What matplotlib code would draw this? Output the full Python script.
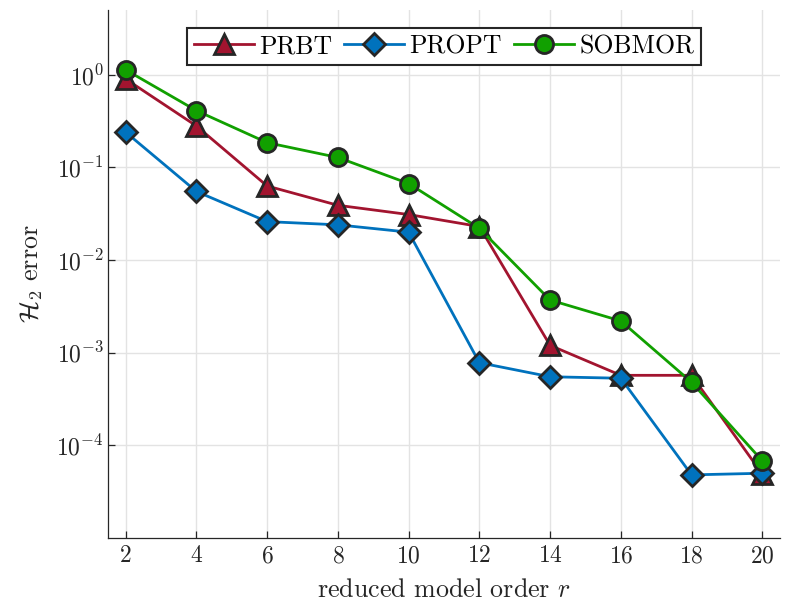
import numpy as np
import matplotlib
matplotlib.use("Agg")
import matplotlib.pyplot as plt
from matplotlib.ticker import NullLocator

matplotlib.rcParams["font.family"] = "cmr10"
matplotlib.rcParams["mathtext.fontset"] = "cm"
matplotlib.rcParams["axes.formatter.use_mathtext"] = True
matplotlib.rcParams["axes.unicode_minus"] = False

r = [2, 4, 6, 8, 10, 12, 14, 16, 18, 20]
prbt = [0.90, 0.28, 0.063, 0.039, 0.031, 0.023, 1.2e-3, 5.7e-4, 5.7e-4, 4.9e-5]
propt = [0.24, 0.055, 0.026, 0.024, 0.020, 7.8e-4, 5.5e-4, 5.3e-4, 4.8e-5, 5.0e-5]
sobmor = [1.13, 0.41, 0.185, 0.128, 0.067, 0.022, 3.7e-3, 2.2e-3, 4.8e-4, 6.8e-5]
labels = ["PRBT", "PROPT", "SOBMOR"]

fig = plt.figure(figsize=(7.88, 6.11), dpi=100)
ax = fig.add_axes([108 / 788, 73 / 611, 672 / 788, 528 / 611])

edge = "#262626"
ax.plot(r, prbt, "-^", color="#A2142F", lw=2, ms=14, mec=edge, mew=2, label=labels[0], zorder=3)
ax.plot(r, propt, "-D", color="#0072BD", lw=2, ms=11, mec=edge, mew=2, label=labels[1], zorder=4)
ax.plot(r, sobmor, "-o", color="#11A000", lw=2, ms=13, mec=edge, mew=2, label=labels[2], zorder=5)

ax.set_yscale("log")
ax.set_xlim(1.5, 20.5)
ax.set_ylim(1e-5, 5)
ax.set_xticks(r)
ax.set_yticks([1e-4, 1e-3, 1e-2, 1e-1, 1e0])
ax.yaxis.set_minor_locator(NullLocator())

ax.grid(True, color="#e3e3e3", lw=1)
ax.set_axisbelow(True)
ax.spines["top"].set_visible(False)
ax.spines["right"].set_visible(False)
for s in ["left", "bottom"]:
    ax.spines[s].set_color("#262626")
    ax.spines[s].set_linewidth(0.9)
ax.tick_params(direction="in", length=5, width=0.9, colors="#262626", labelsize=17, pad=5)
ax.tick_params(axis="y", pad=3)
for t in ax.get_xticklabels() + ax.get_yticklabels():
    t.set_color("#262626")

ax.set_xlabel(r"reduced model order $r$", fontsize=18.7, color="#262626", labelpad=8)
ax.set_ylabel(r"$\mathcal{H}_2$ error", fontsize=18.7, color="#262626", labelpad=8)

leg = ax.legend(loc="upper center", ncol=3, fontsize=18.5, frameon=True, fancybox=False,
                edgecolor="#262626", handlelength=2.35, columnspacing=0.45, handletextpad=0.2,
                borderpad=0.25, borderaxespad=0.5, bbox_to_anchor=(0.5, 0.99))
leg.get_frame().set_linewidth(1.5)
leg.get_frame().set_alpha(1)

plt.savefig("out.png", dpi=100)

Task to complete: The lines from the start of the data through the line that contains "ax = fig.add_axes([108" are to be returned exactly, please, with both ends included and every picture left out.

Exercise solution:
What matplotlib code would draw this? Output the full Python script.
import numpy as np
import matplotlib
matplotlib.use("Agg")
import matplotlib.pyplot as plt
from matplotlib.ticker import NullLocator

matplotlib.rcParams["font.family"] = "cmr10"
matplotlib.rcParams["mathtext.fontset"] = "cm"
matplotlib.rcParams["axes.formatter.use_mathtext"] = True
matplotlib.rcParams["axes.unicode_minus"] = False

r = [2, 4, 6, 8, 10, 12, 14, 16, 18, 20]
prbt = [0.90, 0.28, 0.063, 0.039, 0.031, 0.023, 1.2e-3, 5.7e-4, 5.7e-4, 4.9e-5]
propt = [0.24, 0.055, 0.026, 0.024, 0.020, 7.8e-4, 5.5e-4, 5.3e-4, 4.8e-5, 5.0e-5]
sobmor = [1.13, 0.41, 0.185, 0.128, 0.067, 0.022, 3.7e-3, 2.2e-3, 4.8e-4, 6.8e-5]
labels = ["PRBT", "PROPT", "SOBMOR"]

fig = plt.figure(figsize=(7.88, 6.11), dpi=100)
ax = fig.add_axes([108 / 788, 73 / 611, 672 / 788, 528 / 611])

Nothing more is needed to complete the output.